NMFS shall prohibit any further fishing for, catching, landing, or processing at sea of red crab, in a fishing period for which NMFS has established a TAC, other than incidental catch as specified at § 648.267, as of the date NMFS determines that the total landings of red crab will reach or exceed that TAC. NMFS shall publish notification of this prohibition in the Federal Register, without further opportunity for public comment.
(a) A vessel or operator of a vessel that has been issued a valid LOA under this subpart may fish for, catch, possess, transport, land, sell, trade, barter, or process at sea up to 65,000 lb (29.5 mt) of whole red crab (including culls) or its equivalent, per fishing trip. For red crab meat-only, the equivalent weight of whole red crab is the weight of red crab meat multiplied by 4. For red crab parts other than whole or meat-only, the equivalent weight of whole red crab is the weight of red crab parts multiplied by 1.72.
(b) A vessel may not transfer at sea, either directly or indirectly, or attempt to transfer at sea to any vessel, any red crab, or its equivalent, taken in or from the EEZ.
(c) No person may purchase, possess, or receive for a commercial purpose, more than 100 lb (45.4 kg) of whole red crab, or its equivalent as specified at § 648.265(a), caught in the EEZ by a vessel that has not been issued a valid LOA under this subpart.
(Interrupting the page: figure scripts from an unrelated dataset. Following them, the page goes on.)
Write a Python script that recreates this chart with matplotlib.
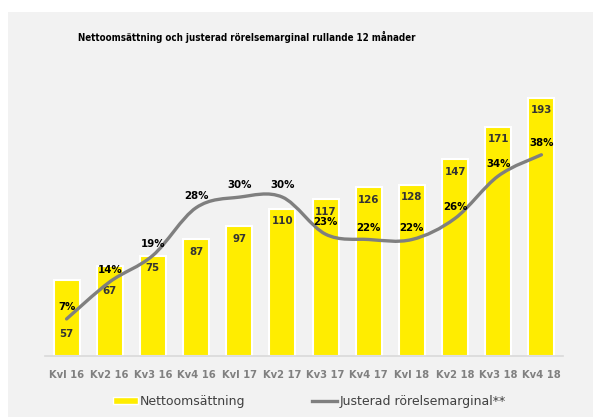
import matplotlib.pyplot as plt
from matplotlib.path import Path
from matplotlib.patches import PathPatch, Rectangle
from matplotlib.lines import Line2D
import numpy as np

quarters = ["Kv1 16", "Kv2 16", "Kv3 16", "Kv4 16", "Kv1 17", "Kv2 17",
            "Kv3 17", "Kv4 17", "Kv1 18", "Kv2 18", "Kv3 18", "Kv4 18"]
tick_labels = ["Kvl 16", "Kv2 16", "Kv3 16", "Kv4 16", "Kvl 17", "Kv2 17",
               "Kv3 17", "Kv4 17", "Kvl 18", "Kv2 18", "Kv3 18", "Kv4 18"]
net_sales = [57, 67, 75, 87, 97, 110, 117, 126, 128, 147, 171, 193]
margin = [7, 14, 19, 28, 30, 30, 23, 22, 22, 26, 34, 38]

YELLOW = "#ffed00"
GREY = "#7f7f7f"
BG = "#f2f2f2"


def smooth_path(xs, ys):
    # catmull-rom -> cubic bezier, like excel's smoothed line
    pts = np.column_stack([xs, ys]).astype(float)
    verts = [pts[0]]
    codes = [Path.MOVETO]
    n = len(pts)
    for i in range(n - 1):
        p0 = pts[i - 1] if i > 0 else pts[i]
        p1 = pts[i]
        p2 = pts[i + 1]
        p3 = pts[i + 2] if i + 2 < n else pts[i + 1]
        c1 = p1 + (p2 - p0) / 6.0
        c2 = p2 - (p3 - p1) / 6.0
        verts += [c1, c2, p2]
        codes += [Path.CURVE4] * 3
    return Path(verts, codes)


def main():
    cond = dict(family="DejaVu Sans", stretch="condensed", weight="bold")

    fig = plt.figure(figsize=(5.93, 4.17), dpi=100)
    fig.patch.set_facecolor("white")
    fig.patches.append(Rectangle((8 / 593, 0), 1, 1 - 12 / 417, transform=fig.transFigure,
                                 facecolor=BG, edgecolor="none", zorder=-10))

    ax = fig.add_axes([45 / 593, 1 - 356 / 417, 518 / 593, 296 / 417])
    ax.set_facecolor("none")
    x = np.arange(len(quarters))

    ax.bar(x, net_sales, width=0.6, color=YELLOW, edgecolor="white", linewidth=1.5, zorder=2)
    ax.set_xlim(-0.5, len(quarters) - 0.5)
    ax.set_ylim(0, 221)

    # value labels inside bars, the two first sit lower to leave room for %
    for i, v in enumerate(net_sales):
        off = -9
        if i == 0:
            off = -39
        elif i == 1:
            off = -18
        ax.annotate(str(v), (i, v), xytext=(0, off), textcoords="offset points",
                    ha="center", va="center", fontsize=8.2, color="#333333",
                    zorder=5, **cond)

    for s in ["top", "right", "left"]:
        ax.spines[s].set_visible(False)
    ax.spines["bottom"].set_color("#d9d9d9")
    ax.spines["bottom"].set_linewidth(1.2)
    ax.set_yticks([])
    ax.set_xticks(x)
    ax.set_xticklabels(tick_labels, fontsize=8, color="#808080", **cond)
    ax.tick_params(axis="x", length=0, pad=10)

    ax2 = ax.twinx()
    ax2.set_ylim(0, 55.9)
    ax2.set_yticks([])
    for s in ax2.spines.values():
        s.set_visible(False)
    ax2.add_patch(PathPatch(smooth_path(x, margin), facecolor="none", edgecolor=GREY,
                            linewidth=2.4, capstyle="round", zorder=3))
    for i, m in enumerate(margin):
        ax2.annotate(f"{m}%", (i, m), xytext=(0, 8.5), textcoords="offset points",
                     ha="center", va="center", fontsize=8.2, color="black",
                     zorder=6, **cond)

    fig.text(78 / 593, 1 - 37 / 417, "Nettoomsättning och justerad rörelsemarginal rullande 12 månader",
             fontsize=7, va="center", ha="left", **cond)

    handles = [Rectangle((0, 0), 1, 1, facecolor=YELLOW, edgecolor="white"),
               Line2D([0], [0], color=GREY, linewidth=2.4)]
    fig.legend(handles, ["Nettoomsättning", "Justerad rörelsemarginal**"],
               loc="center", bbox_to_anchor=(309 / 593, 1 - 401 / 417), ncol=2,
               frameon=False, fontsize=9, handlelength=2.0, handleheight=0.5,
               handletextpad=0.2, columnspacing=5.3, labelcolor="#404040")

    fig.savefig("out.png", dpi=100)


if __name__ == "__main__":
    main()
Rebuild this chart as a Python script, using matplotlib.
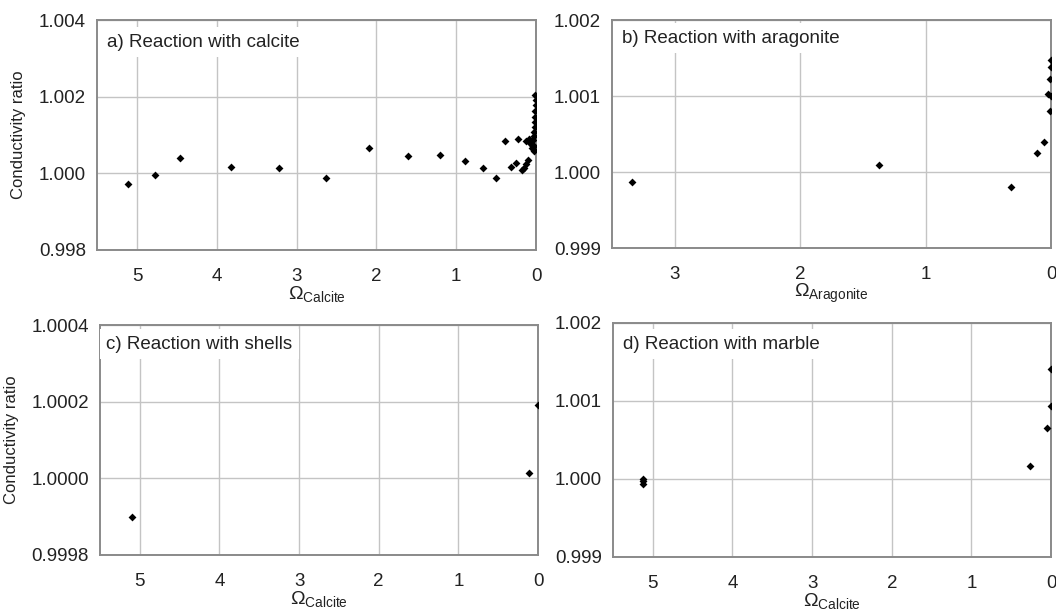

-A vessel or operator of a vessel may possess, haul, harvest red crab from, or carry on board a vessel, up to a total of 600 traps/pots when fishing for, catching, or landing red crab.
Any vessel or operator of a vessel that has not been issued a valid LOA under this subpart, or a vessel or operator of a vessel that has been issued a valid LOA under this subpart and the prohibition specified at § 648.264 takes effect, is authorized to possess and land no more than 100 lb (45.4 kg) of whole red crab, or its equivalent, per trip.
(a) In addition to the general prohibitions specified in § 600.725 of this chapter and in § 648.14, it is unlawful for any person to do any of the following:
(1) Fish for, catch, possess, transport, land, sell, trade, barter or process at sea more than 100 lb (45.4 kg) of whole red crab, or its equivalent as specified at § 648.265(a), per fishing trip, in or from the EEZ from 35°15.3′ N. Lat., the latitude of Cape Hatteras Light, NC, northward to the U.S.-Canada border, unless in possession of a valid LOA issued by the Northeast Regional Administrator under this subpart.
(2) Fail to comply with the recordkeeping and reporting requirements of § 648.263.
(3) Fish for, catch, possess, transport, land, sell, trade, barter or process at sea red crab in excess of a landing limit specified in § 648.265.
(4) Possess, haul, harvest red crab from, or carry on board a vessel, more than a total of 600 traps/pots when fishing for, catching, or landing red crab as specified at § 648.266.
(5) Transfer at sea, either directly or indirectly, or attempt to transfer at sea to any vessel, any red crab, or its equivalent as specified at § 648.265(a), taken in or from the EEZ.
(6) Purchase, possess, or receive for a commercial purpose, more than the incidental catch level specified in § 648.267 of red crab caught in the EEZ from 35°15.3′ N. Lat., the latitude of Cape Hatteras Light, NC, northward to the U.S.-Canada border by a vessel that has not been issued a valid LOA under this subpart.